_TASK STATEMENT:_ Give back every line exactly as it appears, pictures excluded.
[START OF DATASET EXCERPT]
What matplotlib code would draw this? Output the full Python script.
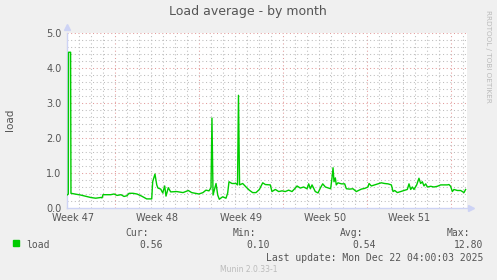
import numpy as np
import matplotlib
matplotlib.use('Agg')
import matplotlib.pyplot as plt
from matplotlib.patches import Rectangle

# data: days since the left edge of the plot, and load values
days = [0.00, 0.11, 0.13, 0.30, 0.33, 0.67, 1.14, 1.50, 1.98, 2.39, 2.81, 2.92,
        3.00, 3.64, 3.92, 4.17, 4.50, 4.75, 5.00, 5.17, 5.50, 5.83, 6.22, 6.64,
        7.06, 7.14, 7.33, 7.48, 7.58, 7.81, 7.98, 8.14, 8.25, 8.44, 8.64, 9.14,
        9.67, 10.11, 10.39, 11.00, 11.33, 11.58, 11.83, 12.00, 12.08, 12.17,
        12.42, 12.56, 12.69, 12.97, 13.25, 13.39, 13.50, 13.75, 14.08, 14.21,
        14.29, 14.38, 14.64, 14.92, 15.19, 15.47, 15.75, 16.03, 16.31, 16.53,
        16.94, 17.08, 17.36, 17.64, 17.92, 18.19, 18.47, 18.75, 19.03, 19.17,
        19.44, 19.72, 20.00, 20.14, 20.28, 20.42, 20.69, 20.92, 21.11, 21.31,
        21.53, 21.97, 22.08, 22.17, 22.25, 22.36, 22.44, 22.58, 22.86, 23.14,
        23.28, 23.56, 23.83, 24.11, 24.53, 24.81, 25.08, 25.17, 25.36, 25.64,
        25.92, 26.19, 26.47, 26.75, 27.03, 27.17, 27.31, 27.53, 27.81, 28.08,
        28.36, 28.50, 28.64, 28.78, 28.92, 29.14, 29.33, 29.47, 29.61, 29.75,
        29.89, 30.03, 30.31, 30.58, 30.86, 31.14, 31.69, 31.83, 31.97, 32.11,
        32.25, 32.53, 32.81, 33.08, 33.22]
load = [0.37, 0.40, 4.45, 4.45, 0.42, 0.40, 0.37, 0.34, 0.30, 0.28, 0.30, 0.29,
        0.38, 0.38, 0.40, 0.36, 0.38, 0.33, 0.35, 0.42, 0.42, 0.40, 0.34, 0.26,
        0.26, 0.75, 0.97, 0.66, 0.57, 0.54, 0.43, 0.63, 0.34, 0.58, 0.46, 0.47,
        0.44, 0.50, 0.44, 0.40, 0.44, 0.51, 0.49, 0.58, 2.57, 0.37,
        0.70, 0.37, 0.25, 0.32, 0.28, 0.43, 0.75, 0.70, 0.70, 0.66,
        3.22, 0.66, 0.70, 0.60, 0.51, 0.44, 0.44, 0.53, 0.72, 0.67,
        0.66, 0.47, 0.53, 0.47, 0.49, 0.47, 0.51, 0.47, 0.57, 0.63,
        0.57, 0.60, 0.55, 0.69, 0.55, 0.66, 0.47, 0.43, 0.57, 0.69,
        0.60, 0.55, 0.85, 1.15, 0.75, 0.86, 0.66, 0.72, 0.69, 0.69,
        0.55, 0.54, 0.55, 0.47, 0.54, 0.56, 0.60, 0.70, 0.63, 0.66,
        0.69, 0.72, 0.70, 0.69, 0.66, 0.47, 0.50, 0.44, 0.47, 0.50,
        0.53, 0.69, 0.53, 0.60, 0.53, 0.66, 0.85, 0.70, 0.75, 0.63,
        0.69, 0.60, 0.62, 0.60, 0.62, 0.66, 0.66, 0.67, 0.62, 0.47,
        0.53, 0.50, 0.50, 0.44, 0.53]

week_starts = [4, 11, 18, 25, 32]
week_labels = ['Week 47', 'Week 48', 'Week 49', 'Week 50', 'Week 51']
week_label_pos = [0.5, 7.5, 14.5, 21.5, 28.5]
y_ticks = [0.0, 1.0, 2.0, 3.0, 4.0, 5.0]

bg = '#f0f0f0'
txt = '#555555'
axis_col = '#cdd3f5'

fig = plt.figure(figsize=(4.97, 2.80), dpi=100, facecolor=bg)
W, H = 497.0, 280.0
ax = fig.add_axes([67 / W, 1 - 208 / H, 400 / W, 175 / H])
ax.set_facecolor('white')
ax.set_xlim(0, 400 / 12.0)
ax.set_ylim(0, 5.0)

# grid lines
dot = (0, (1, 2.5))
minor_col = '#bcbcbc'
major_col = '#e29a9a'
for d in range(1, 34):
    if d not in week_starts:
        ax.axvline(d, color=minor_col, lw=0.75, ls=dot, zorder=1)
for w in week_starts:
    ax.axvline(w, color=major_col, lw=0.75, ls=dot, zorder=1)
for v in np.arange(0.2, 5.01, 0.2):
    if abs(v - round(v)) > 1e-6:
        ax.axhline(v, color=minor_col, lw=0.75, ls=dot, zorder=1)
for v in y_ticks[1:]:
    ax.axhline(v, color=major_col, lw=0.75, ls=dot, zorder=1)

ax.plot(days, load, color='#00cc00', lw=1.0, zorder=3)

for s in ['top', 'right']:
    ax.spines[s].set_visible(False)
for s in ['left', 'bottom']:
    ax.spines[s].set_color(axis_col)
    ax.spines[s].set_linewidth(1.0)
ax.plot([0], [1.035], marker='^', color=axis_col, ms=4, transform=ax.transAxes, clip_on=False)
ax.plot([1.01], [0], marker='>', color=axis_col, ms=4, transform=ax.transAxes, clip_on=False)

ax.set_yticks(y_ticks)
ax.set_yticklabels(['%.1f' % v for v in y_ticks])
ax.set_xticks(week_label_pos)
ax.set_xticklabels(week_labels)
ax.tick_params(axis='both', length=0, colors=txt, labelsize=7)
ax.tick_params(axis='y', pad=4)
ax.tick_params(axis='x', pad=3.5)

fig.text(248 / W, 1 - 12 / H, 'Load average - by month', ha='center', va='center',
         color=txt, fontsize=9)
fig.text(10 / W, 1 - 120 / H, 'load', rotation=90, ha='center', va='center',
         color=txt, fontsize=7.5)
fig.text(488 / W, 1 - 56 / H, 'RRDTOOL / TOBI OETIKER', rotation=270, ha='center',
         va='center', color='#bbbbbb', fontsize=5.2)

mono = 'DejaVu Sans Mono'
fig.patches.append(Rectangle((13 / W, 1 - 246 / H), 6 / W, 6 / H,
                             transform=fig.transFigure, color='#00cc00'))
fig.text(26 / W, 1 - 245 / H, 'load', family=mono, color=txt, fontsize=7, va='center')
heads = ['Cur:', 'Min:', 'Avg:', 'Max:']
head_x = [149, 256, 363, 470]
vals = ['0.56', '0.10', '0.54', '12.80']
val_x = [163, 270, 376, 483]
for h, hx in zip(heads, head_x):
    fig.text(hx / W, 1 - 233 / H, h, family=mono, color=txt, fontsize=7,
             ha='right', va='center')
for v, vx in zip(vals, val_x):
    fig.text(vx / W, 1 - 245 / H, v, family=mono, color=txt, fontsize=7,
             ha='right', va='center')
fig.text(483 / W, 1 - 258 / H, 'Last update: Mon Dec 22 04:00:03 2025', family=mono,
         color=txt, fontsize=7, ha='right', va='center')
fig.text(249 / W, 1 - 270 / H, 'Munin 2.0.33-1', color='#bbbbbb', fontsize=5.5,
         ha='center', va='center')

fig.savefig('out.png', dpi=100, facecolor=bg)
[END OF DATASET EXCERPT]
_PROBLEM SOLUTION:_
What matplotlib code would draw this? Output the full Python script.
import numpy as np
import matplotlib
matplotlib.use('Agg')
import matplotlib.pyplot as plt
from matplotlib.patches import Rectangle

# data: days since the left edge of the plot, and load values
days = [0.00, 0.11, 0.13, 0.30, 0.33, 0.67, 1.14, 1.50, 1.98, 2.39, 2.81, 2.92,
        3.00, 3.64, 3.92, 4.17, 4.50, 4.75, 5.00, 5.17, 5.50, 5.83, 6.22, 6.64,
        7.06, 7.14, 7.33, 7.48, 7.58, 7.81, 7.98, 8.14, 8.25, 8.44, 8.64, 9.14,
        9.67, 10.11, 10.39, 11.00, 11.33, 11.58, 11.83, 12.00, 12.08, 12.17,
        12.42, 12.56, 12.69, 12.97, 13.25, 13.39, 13.50, 13.75, 14.08, 14.21,
        14.29, 14.38, 14.64, 14.92, 15.19, 15.47, 15.75, 16.03, 16.31, 16.53,
        16.94, 17.08, 17.36, 17.64, 17.92, 18.19, 18.47, 18.75, 19.03, 19.17,
        19.44, 19.72, 20.00, 20.14, 20.28, 20.42, 20.69, 20.92, 21.11, 21.31,
        21.53, 21.97, 22.08, 22.17, 22.25, 22.36, 22.44, 22.58, 22.86, 23.14,
        23.28, 23.56, 23.83, 24.11, 24.53, 24.81, 25.08, 25.17, 25.36, 25.64,
        25.92, 26.19, 26.47, 26.75, 27.03, 27.17, 27.31, 27.53, 27.81, 28.08,
        28.36, 28.50, 28.64, 28.78, 28.92, 29.14, 29.33, 29.47, 29.61, 29.75,
        29.89, 30.03, 30.31, 30.58, 30.86, 31.14, 31.69, 31.83, 31.97, 32.11,
        32.25, 32.53, 32.81, 33.08, 33.22]
load = [0.37, 0.40, 4.45, 4.45, 0.42, 0.40, 0.37, 0.34, 0.30, 0.28, 0.30, 0.29,
        0.38, 0.38, 0.40, 0.36, 0.38, 0.33, 0.35, 0.42, 0.42, 0.40, 0.34, 0.26,
        0.26, 0.75, 0.97, 0.66, 0.57, 0.54, 0.43, 0.63, 0.34, 0.58, 0.46, 0.47,
        0.44, 0.50, 0.44, 0.40, 0.44, 0.51, 0.49, 0.58, 2.57, 0.37,
        0.70, 0.37, 0.25, 0.32, 0.28, 0.43, 0.75, 0.70, 0.70, 0.66,
        3.22, 0.66, 0.70, 0.60, 0.51, 0.44, 0.44, 0.53, 0.72, 0.67,
        0.66, 0.47, 0.53, 0.47, 0.49, 0.47, 0.51, 0.47, 0.57, 0.63,
        0.57, 0.60, 0.55, 0.69, 0.55, 0.66, 0.47, 0.43, 0.57, 0.69,
        0.60, 0.55, 0.85, 1.15, 0.75, 0.86, 0.66, 0.72, 0.69, 0.69,
        0.55, 0.54, 0.55, 0.47, 0.54, 0.56, 0.60, 0.70, 0.63, 0.66,
        0.69, 0.72, 0.70, 0.69, 0.66, 0.47, 0.50, 0.44, 0.47, 0.50,
        0.53, 0.69, 0.53, 0.60, 0.53, 0.66, 0.85, 0.70, 0.75, 0.63,
        0.69, 0.60, 0.62, 0.60, 0.62, 0.66, 0.66, 0.67, 0.62, 0.47,
        0.53, 0.50, 0.50, 0.44, 0.53]

week_starts = [4, 11, 18, 25, 32]
week_labels = ['Week 47', 'Week 48', 'Week 49', 'Week 50', 'Week 51']
week_label_pos = [0.5, 7.5, 14.5, 21.5, 28.5]
y_ticks = [0.0, 1.0, 2.0, 3.0, 4.0, 5.0]

bg = '#f0f0f0'
txt = '#555555'
axis_col = '#cdd3f5'

fig = plt.figure(figsize=(4.97, 2.80), dpi=100, facecolor=bg)
W, H = 497.0, 280.0
ax = fig.add_axes([67 / W, 1 - 208 / H, 400 / W, 175 / H])
ax.set_facecolor('white')
ax.set_xlim(0, 400 / 12.0)
ax.set_ylim(0, 5.0)

# grid lines
dot = (0, (1, 2.5))
minor_col = '#bcbcbc'
major_col = '#e29a9a'
for d in range(1, 34):
    if d not in week_starts:
        ax.axvline(d, color=minor_col, lw=0.75, ls=dot, zorder=1)
for w in week_starts:
    ax.axvline(w, color=major_col, lw=0.75, ls=dot, zorder=1)
for v in np.arange(0.2, 5.01, 0.2):
    if abs(v - round(v)) > 1e-6:
        ax.axhline(v, color=minor_col, lw=0.75, ls=dot, zorder=1)
for v in y_ticks[1:]:
    ax.axhline(v, color=major_col, lw=0.75, ls=dot, zorder=1)

ax.plot(days, load, color='#00cc00', lw=1.0, zorder=3)

for s in ['top', 'right']:
    ax.spines[s].set_visible(False)
for s in ['left', 'bottom']:
    ax.spines[s].set_color(axis_col)
    ax.spines[s].set_linewidth(1.0)
ax.plot([0], [1.035], marker='^', color=axis_col, ms=4, transform=ax.transAxes, clip_on=False)
ax.plot([1.01], [0], marker='>', color=axis_col, ms=4, transform=ax.transAxes, clip_on=False)

ax.set_yticks(y_ticks)
ax.set_yticklabels(['%.1f' % v for v in y_ticks])
ax.set_xticks(week_label_pos)
ax.set_xticklabels(week_labels)
ax.tick_params(axis='both', length=0, colors=txt, labelsize=7)
ax.tick_params(axis='y', pad=4)
ax.tick_params(axis='x', pad=3.5)

fig.text(248 / W, 1 - 12 / H, 'Load average - by month', ha='center', va='center',
         color=txt, fontsize=9)
fig.text(10 / W, 1 - 120 / H, 'load', rotation=90, ha='center', va='center',
         color=txt, fontsize=7.5)
fig.text(488 / W, 1 - 56 / H, 'RRDTOOL / TOBI OETIKER', rotation=270, ha='center',
         va='center', color='#bbbbbb', fontsize=5.2)

mono = 'DejaVu Sans Mono'
fig.patches.append(Rectangle((13 / W, 1 - 246 / H), 6 / W, 6 / H,
                             transform=fig.transFigure, color='#00cc00'))
fig.text(26 / W, 1 - 245 / H, 'load', family=mono, color=txt, fontsize=7, va='center')
heads = ['Cur:', 'Min:', 'Avg:', 'Max:']
head_x = [149, 256, 363, 470]
vals = ['0.56', '0.10', '0.54', '12.80']
val_x = [163, 270, 376, 483]
for h, hx in zip(heads, head_x):
    fig.text(hx / W, 1 - 233 / H, h, family=mono, color=txt, fontsize=7,
             ha='right', va='center')
for v, vx in zip(vals, val_x):
    fig.text(vx / W, 1 - 245 / H, v, family=mono, color=txt, fontsize=7,
             ha='right', va='center')
fig.text(483 / W, 1 - 258 / H, 'Last update: Mon Dec 22 04:00:03 2025', family=mono,
         color=txt, fontsize=7, ha='right', va='center')
fig.text(249 / W, 1 - 270 / H, 'Munin 2.0.33-1', color='#bbbbbb', fontsize=5.5,
         ha='center', va='center')

fig.savefig('out.png', dpi=100, facecolor=bg)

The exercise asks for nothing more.